--- Data for processing ---

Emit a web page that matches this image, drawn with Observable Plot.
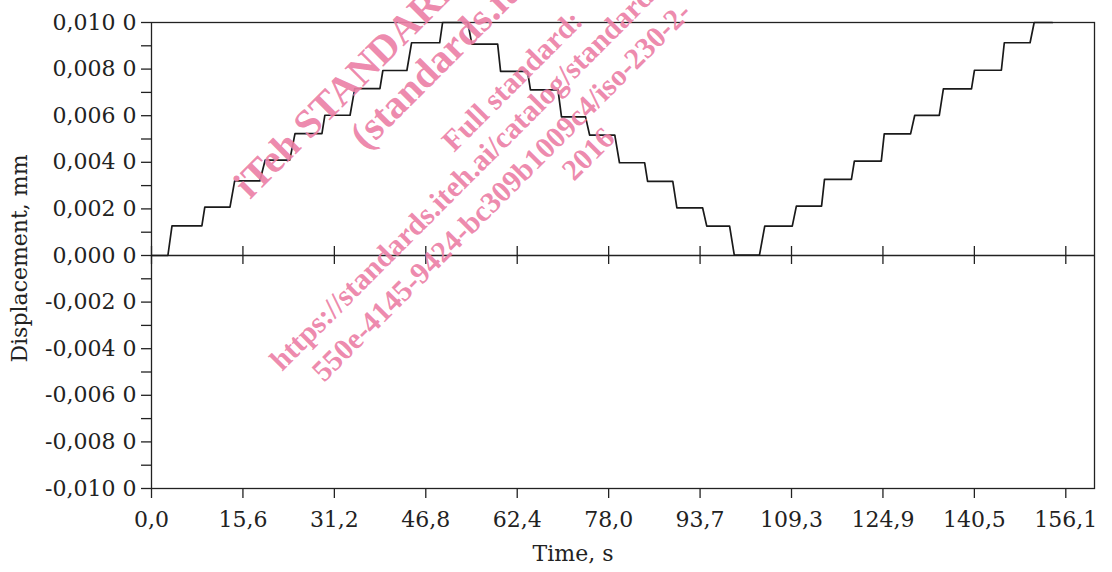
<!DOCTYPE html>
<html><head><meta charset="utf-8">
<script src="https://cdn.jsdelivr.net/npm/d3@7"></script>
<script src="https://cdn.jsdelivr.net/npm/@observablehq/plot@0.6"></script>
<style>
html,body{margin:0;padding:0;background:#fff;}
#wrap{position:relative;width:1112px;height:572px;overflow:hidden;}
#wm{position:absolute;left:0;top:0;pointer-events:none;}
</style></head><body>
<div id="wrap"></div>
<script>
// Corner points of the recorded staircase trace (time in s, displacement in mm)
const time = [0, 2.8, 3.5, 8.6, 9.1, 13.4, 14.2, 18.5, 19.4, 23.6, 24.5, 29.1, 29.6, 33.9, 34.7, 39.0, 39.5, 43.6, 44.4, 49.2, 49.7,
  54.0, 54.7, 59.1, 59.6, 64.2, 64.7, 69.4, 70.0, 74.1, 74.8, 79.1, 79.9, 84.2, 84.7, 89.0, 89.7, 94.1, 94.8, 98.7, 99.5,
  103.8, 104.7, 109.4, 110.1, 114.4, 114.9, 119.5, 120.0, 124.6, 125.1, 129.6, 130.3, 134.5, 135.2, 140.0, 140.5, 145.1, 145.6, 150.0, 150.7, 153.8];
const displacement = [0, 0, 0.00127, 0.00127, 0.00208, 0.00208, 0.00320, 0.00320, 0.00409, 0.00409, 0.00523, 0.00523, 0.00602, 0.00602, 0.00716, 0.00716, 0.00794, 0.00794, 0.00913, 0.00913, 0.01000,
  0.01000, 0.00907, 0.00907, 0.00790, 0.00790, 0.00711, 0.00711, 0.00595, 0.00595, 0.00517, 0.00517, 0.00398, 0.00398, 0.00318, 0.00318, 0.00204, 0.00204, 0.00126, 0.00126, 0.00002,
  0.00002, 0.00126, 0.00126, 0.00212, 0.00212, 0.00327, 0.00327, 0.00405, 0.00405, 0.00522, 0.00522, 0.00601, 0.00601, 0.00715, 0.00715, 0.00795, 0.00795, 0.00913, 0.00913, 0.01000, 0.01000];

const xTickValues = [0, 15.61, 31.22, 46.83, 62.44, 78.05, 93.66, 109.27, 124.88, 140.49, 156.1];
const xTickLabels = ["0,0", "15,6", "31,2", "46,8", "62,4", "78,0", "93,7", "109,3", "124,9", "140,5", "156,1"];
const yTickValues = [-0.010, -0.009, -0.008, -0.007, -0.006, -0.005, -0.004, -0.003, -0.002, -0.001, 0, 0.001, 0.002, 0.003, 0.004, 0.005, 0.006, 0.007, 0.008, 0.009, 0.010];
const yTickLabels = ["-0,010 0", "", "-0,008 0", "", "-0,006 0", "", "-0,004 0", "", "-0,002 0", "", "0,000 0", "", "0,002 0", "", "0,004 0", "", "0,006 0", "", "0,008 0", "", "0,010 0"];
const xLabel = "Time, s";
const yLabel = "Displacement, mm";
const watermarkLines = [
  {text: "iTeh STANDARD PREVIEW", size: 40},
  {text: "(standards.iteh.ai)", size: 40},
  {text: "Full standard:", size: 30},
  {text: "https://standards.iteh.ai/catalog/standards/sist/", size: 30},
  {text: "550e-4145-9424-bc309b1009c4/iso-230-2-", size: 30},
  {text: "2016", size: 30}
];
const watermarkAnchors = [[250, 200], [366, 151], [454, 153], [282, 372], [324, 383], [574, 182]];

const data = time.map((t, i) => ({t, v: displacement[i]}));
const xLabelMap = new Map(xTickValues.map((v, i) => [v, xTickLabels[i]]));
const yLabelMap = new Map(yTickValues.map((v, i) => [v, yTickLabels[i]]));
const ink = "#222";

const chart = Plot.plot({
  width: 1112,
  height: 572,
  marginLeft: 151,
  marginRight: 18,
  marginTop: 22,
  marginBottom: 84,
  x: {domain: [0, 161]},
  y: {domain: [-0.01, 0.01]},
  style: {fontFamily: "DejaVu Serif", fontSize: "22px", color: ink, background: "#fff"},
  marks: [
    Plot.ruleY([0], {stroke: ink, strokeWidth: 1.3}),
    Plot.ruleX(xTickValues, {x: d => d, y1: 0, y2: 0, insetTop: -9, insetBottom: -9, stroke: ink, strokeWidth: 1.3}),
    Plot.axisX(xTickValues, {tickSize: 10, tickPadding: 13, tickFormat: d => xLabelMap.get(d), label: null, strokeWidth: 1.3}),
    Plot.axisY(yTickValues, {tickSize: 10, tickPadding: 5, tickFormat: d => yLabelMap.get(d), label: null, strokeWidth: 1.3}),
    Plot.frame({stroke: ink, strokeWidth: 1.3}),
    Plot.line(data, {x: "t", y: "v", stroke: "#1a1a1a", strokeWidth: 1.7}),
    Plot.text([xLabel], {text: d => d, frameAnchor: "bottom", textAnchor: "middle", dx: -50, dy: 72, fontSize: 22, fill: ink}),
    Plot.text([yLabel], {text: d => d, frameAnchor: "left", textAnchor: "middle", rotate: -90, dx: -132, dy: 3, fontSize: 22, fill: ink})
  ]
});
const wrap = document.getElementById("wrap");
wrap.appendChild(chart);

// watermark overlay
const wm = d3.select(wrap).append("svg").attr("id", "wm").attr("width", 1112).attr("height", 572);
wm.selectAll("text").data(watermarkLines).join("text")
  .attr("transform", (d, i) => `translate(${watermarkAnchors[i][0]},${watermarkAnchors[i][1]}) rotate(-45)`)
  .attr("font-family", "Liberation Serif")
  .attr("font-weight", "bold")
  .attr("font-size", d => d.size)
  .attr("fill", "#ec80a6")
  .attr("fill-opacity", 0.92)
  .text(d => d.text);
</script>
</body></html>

---
--- Data for processing ---

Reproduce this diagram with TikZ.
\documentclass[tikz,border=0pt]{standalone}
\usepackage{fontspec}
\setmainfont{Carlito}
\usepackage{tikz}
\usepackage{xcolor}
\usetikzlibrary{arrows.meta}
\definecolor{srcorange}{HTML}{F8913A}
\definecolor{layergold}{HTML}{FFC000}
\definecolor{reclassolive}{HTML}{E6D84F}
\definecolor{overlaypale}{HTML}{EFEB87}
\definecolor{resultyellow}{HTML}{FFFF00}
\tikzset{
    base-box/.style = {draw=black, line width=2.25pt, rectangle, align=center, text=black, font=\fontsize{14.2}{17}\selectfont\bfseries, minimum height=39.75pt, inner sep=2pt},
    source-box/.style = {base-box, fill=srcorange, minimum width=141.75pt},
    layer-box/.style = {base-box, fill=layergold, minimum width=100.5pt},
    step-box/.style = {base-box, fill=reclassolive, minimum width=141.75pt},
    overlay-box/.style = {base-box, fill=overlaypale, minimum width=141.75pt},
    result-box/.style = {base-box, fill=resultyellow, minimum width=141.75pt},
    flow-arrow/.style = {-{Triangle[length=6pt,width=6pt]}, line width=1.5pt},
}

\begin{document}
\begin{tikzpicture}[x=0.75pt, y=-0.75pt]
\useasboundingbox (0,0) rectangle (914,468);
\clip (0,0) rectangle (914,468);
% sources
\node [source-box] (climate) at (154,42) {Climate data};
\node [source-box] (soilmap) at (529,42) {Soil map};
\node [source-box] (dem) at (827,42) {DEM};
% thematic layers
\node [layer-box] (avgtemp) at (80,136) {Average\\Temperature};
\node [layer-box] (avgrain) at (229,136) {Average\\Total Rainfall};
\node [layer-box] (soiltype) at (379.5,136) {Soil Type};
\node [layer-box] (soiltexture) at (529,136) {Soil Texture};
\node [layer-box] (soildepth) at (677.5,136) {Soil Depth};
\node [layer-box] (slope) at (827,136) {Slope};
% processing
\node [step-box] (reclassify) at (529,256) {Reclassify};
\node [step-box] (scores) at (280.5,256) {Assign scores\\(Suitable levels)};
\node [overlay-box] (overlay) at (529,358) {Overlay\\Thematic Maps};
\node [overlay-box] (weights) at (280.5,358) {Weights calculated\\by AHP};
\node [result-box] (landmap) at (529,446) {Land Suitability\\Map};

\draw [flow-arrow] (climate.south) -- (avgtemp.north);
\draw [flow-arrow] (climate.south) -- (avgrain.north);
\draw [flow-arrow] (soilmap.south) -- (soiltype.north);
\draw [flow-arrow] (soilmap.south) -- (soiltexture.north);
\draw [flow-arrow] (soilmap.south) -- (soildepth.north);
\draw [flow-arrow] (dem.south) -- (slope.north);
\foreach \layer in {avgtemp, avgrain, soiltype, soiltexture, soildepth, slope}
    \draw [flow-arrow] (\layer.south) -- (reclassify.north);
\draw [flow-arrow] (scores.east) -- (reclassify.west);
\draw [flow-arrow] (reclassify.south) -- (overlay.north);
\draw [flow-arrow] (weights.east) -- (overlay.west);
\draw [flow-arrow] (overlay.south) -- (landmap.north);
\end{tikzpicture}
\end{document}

---
--- Data for processing ---

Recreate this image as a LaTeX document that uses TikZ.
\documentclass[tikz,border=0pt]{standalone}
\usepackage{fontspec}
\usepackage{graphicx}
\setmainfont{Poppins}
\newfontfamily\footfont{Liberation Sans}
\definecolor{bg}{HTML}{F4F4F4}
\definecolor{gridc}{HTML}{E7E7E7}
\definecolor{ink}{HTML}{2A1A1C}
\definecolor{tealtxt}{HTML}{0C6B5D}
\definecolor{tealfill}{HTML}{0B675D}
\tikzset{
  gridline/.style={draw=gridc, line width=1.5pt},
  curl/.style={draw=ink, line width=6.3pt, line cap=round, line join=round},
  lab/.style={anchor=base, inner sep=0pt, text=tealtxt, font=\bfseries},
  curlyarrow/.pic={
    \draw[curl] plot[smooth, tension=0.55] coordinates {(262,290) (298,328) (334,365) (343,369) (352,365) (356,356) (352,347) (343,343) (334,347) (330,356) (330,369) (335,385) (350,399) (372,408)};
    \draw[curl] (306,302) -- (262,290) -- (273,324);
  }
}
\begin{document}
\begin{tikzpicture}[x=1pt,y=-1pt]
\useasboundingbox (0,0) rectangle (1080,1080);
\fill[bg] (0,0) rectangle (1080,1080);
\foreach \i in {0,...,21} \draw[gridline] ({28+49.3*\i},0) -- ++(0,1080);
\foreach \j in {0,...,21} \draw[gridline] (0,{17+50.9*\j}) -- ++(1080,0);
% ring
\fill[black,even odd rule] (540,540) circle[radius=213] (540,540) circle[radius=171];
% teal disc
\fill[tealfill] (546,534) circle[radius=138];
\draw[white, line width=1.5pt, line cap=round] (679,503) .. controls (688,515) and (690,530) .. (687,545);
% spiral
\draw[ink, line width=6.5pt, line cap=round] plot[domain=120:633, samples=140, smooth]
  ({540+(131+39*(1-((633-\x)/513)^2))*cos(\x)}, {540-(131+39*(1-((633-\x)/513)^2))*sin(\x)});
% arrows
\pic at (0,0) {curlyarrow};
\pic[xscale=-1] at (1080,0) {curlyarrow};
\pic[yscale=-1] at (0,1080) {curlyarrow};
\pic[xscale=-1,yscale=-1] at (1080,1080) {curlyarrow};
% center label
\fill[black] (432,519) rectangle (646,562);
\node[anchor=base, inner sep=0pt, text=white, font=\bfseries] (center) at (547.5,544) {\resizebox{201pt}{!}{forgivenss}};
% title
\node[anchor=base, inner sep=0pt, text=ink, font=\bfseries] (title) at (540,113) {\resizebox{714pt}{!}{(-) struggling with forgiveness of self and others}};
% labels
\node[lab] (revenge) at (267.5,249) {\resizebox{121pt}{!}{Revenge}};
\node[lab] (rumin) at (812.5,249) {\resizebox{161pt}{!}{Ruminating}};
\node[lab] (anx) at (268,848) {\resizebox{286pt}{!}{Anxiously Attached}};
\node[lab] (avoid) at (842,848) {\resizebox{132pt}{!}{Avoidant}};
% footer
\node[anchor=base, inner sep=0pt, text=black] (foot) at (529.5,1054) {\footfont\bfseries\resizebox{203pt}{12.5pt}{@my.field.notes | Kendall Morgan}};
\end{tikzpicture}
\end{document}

---

What needs to be done: State how many lines above include the word "that", and nothing more.

Result for this task: 2